One out of every ten graduates of the University of the Philippines – Diliman (UPD) is from the College of Science (UPD-CS), underscoring the latter’s essential contributions to the University’s standing as the country’s premier institution of higher learning.
In 2022 alone, UPD-CS accounted for 331 or 9.52% of UPD’s 3,475 graduates. This helped UP as a whole rank 87th in Asia and 18th in Southeast Asia in the recently-released 2023 Quacquerelli Symonds (QS) Asia University Rankings, ahead of other Philippine universities. To help maintain and improve UP’s premiere status, UPD-CS is mandated to produce internationally-recognized graduates, institutional partnerships, and research output.
“The College aims to collaborate with different NGOs, private entities, SUCs, HEI, and local and international institutions in the scientific community to promote and mobilize scientific experts,” explained UPD-CS’s Associate Dean for Research, Innovation, Development, and Enterprise Ricky Nellas. “This will serve as a training ground for UP experts, students, and staff to fill network engagement between researchers.”

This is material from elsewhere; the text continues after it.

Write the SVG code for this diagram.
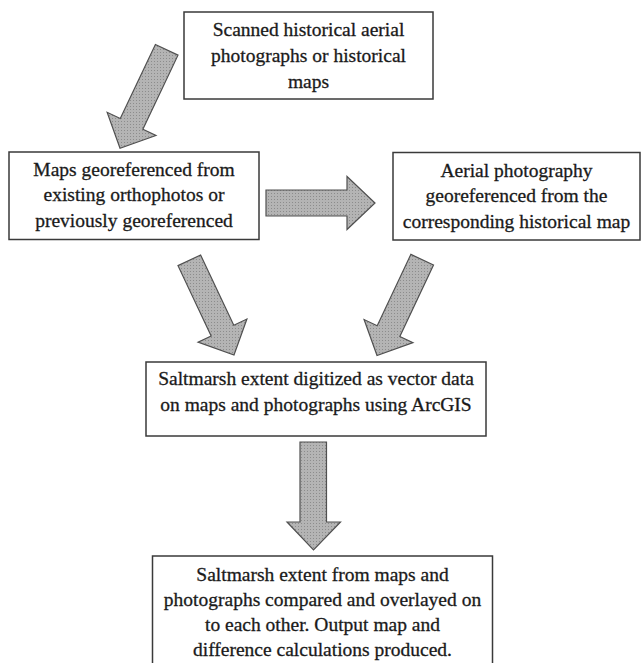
<svg xmlns="http://www.w3.org/2000/svg" width="641" height="663" viewBox="0 0 641 663">
<defs>
<pattern id="dots" width="3" height="3" patternUnits="userSpaceOnUse">
<rect width="3" height="3" fill="#b4b4b4"/>
<rect x="1" y="1" width="1" height="1" fill="#8c8c8c"/>
</pattern>
</defs>
<style>
.box{fill:#ffffff;stroke:#3a3a3a;stroke-width:1.5}
.arr{fill:url(#dots);stroke:#505050;stroke-width:1.2;stroke-linejoin:miter}
text{font-family:"Liberation Serif","Times New Roman",serif;font-size:19.5px;fill:#1a1a1a;stroke:#1a1a1a;stroke-width:0.3;text-anchor:middle}
</style>
<rect width="641" height="663" fill="#ffffff"/>
<g id="connectors">
<polygon class="arr" points="155.4,44.45 178,55.16 142.87,129.26 155.97,135.47 120,148.3 107.17,112.33 120.27,118.54"/>
<polygon class="arr" points="266,190 347,190 347,176.5 375,203 347,229.5 347,216 266,216"/>
<polygon class="arr" points="177.99,265.64 200.61,254.96 233.78,325.24 246.89,319.05 234,355 198.05,342.11 211.16,335.92"/>
<polygon class="arr" points="410.89,254.36 433.51,265.04 399.83,336.42 412.94,342.6 377,355.5 364.1,319.56 377.21,325.74"/>
<polygon class="arr" points="300,442 326.5,442 326.5,522 340.5,522 313.5,550 287,522 300,522"/>
</g>
<g id="n_scanned">
<rect class="box" x="184" y="12" width="249" height="87"/>
<text x="308.5" y="35.5">Scanned historical aerial</text>
<text x="308.5" y="61.5">photographs or historical</text>
<text x="308.5" y="87.5">maps</text>
</g>
<g id="n_maps">
<rect class="box" x="9" y="152" width="250" height="87.5"/>
<text x="134" y="175.5">Maps georeferenced from</text>
<text x="134" y="201">existing orthophotos or</text>
<text x="134" y="226.5">previously georeferenced</text>
</g>
<g id="n_aerial">
<rect class="box" x="393" y="152.5" width="247" height="87.5"/>
<text x="516.5" y="176.5">Aerial photography</text>
<text x="516.5" y="202">georeferenced from the</text>
<text x="516.5" y="227.5">corresponding historical map</text>
</g>
<g id="n_digitized">
<rect class="box" x="146" y="362" width="340" height="74"/>
<text x="316" y="385">Saltmarsh extent digitized as vector data</text>
<text x="316" y="411">on maps and photographs using ArcGIS</text>
</g>
<g id="n_compared">
<rect class="box" x="152.5" y="556" width="340" height="120"/>
<text x="322.5" y="580.7">Saltmarsh extent from maps and</text>
<text x="322.5" y="605.7">photographs compared and overlayed on</text>
<text x="322.5" y="630.7">to each other. Output map and</text>
<text x="322.5" y="656">difference calculations produced.</text>
</g>
</svg>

UPD-CS also has 18 active international research collaborations, five of which started just this year, plus a further 18 ongoing local partnerships. These were also taken into consideration in UP’s QS score and subsequent ranking.
Moreover, UPD-CS aims to produce industry and government leaders as it transforms itself into a leading research institution in Asia. Apart from strengthening the College’s research projects and partnerships, having a multi-tier support system for researchers would help achieve these goals, according to AD Nellas.
“This system should include not only financial coverage, but also holistic activities for the physical, mental, and psychological well-being of researchers,” he said. “Moreover, CS and the University should partner with lawmakers to improve taxation for researchers and lobby for tax exemptions for the research-derived honoraria and financial incentives. Alternatively, an increase in research honoraria can be implemented in lieu of tax breaks.”
AD Nellas added that the most crucial step UP should take is to improve the procurement process needed to establish, operate, and maintain scientific infrastructure and facilities. Restructuring the procurement pipeline for research activities, simplifying requirements, and providing exceptions for specialized needs would help reorganize the procurement process.
“These would greatly accelerate research and alleviate the administrative workloads of both project staff and the faculty. CS and the University could also allow and lobby for the deregulation of research-related contracts to allow our researchers greater flexibility, make procurement efficient, and improve the working conditions of staff and personnel,” he concluded.